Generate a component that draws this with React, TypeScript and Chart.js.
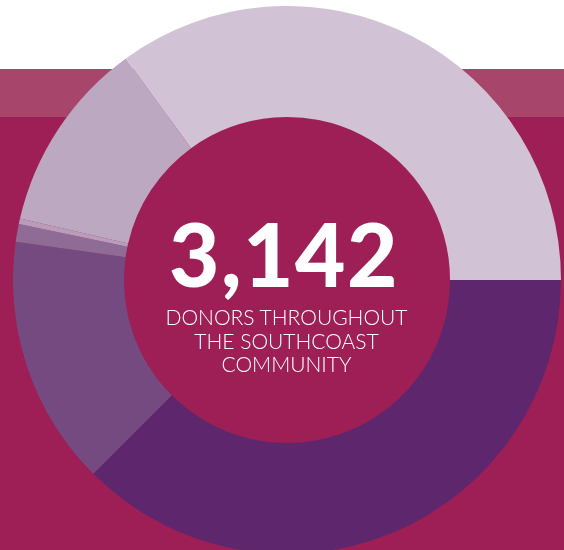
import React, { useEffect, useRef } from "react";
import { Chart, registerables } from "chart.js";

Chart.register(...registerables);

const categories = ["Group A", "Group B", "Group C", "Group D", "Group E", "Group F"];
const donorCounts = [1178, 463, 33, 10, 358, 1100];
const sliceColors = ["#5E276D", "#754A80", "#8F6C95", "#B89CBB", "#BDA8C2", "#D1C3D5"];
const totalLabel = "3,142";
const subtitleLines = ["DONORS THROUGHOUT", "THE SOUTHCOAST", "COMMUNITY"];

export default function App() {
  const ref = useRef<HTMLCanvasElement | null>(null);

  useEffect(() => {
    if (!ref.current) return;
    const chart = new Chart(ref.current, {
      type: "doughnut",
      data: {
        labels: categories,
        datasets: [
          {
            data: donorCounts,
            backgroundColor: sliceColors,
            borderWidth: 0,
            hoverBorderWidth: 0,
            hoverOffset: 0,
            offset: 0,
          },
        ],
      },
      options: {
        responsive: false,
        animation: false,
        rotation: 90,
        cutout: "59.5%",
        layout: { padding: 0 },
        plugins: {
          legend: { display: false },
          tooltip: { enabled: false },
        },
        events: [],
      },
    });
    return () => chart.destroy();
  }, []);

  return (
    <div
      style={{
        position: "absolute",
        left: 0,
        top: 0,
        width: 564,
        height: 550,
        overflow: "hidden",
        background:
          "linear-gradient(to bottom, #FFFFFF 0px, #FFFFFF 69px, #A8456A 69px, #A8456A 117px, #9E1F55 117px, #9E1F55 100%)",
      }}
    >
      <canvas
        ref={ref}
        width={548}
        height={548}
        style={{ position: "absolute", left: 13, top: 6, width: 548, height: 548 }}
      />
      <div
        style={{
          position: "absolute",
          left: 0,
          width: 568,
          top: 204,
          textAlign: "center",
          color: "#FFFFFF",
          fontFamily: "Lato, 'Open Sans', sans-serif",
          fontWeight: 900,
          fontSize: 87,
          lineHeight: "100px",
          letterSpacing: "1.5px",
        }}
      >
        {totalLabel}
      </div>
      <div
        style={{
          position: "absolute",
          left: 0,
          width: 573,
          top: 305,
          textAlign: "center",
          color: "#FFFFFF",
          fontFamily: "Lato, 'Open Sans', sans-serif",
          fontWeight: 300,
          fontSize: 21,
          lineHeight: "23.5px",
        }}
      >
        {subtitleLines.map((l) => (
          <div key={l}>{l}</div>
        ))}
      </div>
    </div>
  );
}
● ● ● ● ●
What you should do:
Leave out the pictures and restate, word for word, the lines from the top of the data through the line containing "const ref = useRef<HTMLCanvasElement", both included.

Response:
Generate a component that draws this with React, TypeScript and Chart.js.
import React, { useEffect, useRef } from "react";
import { Chart, registerables } from "chart.js";

Chart.register(...registerables);

const categories = ["Group A", "Group B", "Group C", "Group D", "Group E", "Group F"];
const donorCounts = [1178, 463, 33, 10, 358, 1100];
const sliceColors = ["#5E276D", "#754A80", "#8F6C95", "#B89CBB", "#BDA8C2", "#D1C3D5"];
const totalLabel = "3,142";
const subtitleLines = ["DONORS THROUGHOUT", "THE SOUTHCOAST", "COMMUNITY"];

export default function App() {
  const ref = useRef<HTMLCanvasElement | null>(null);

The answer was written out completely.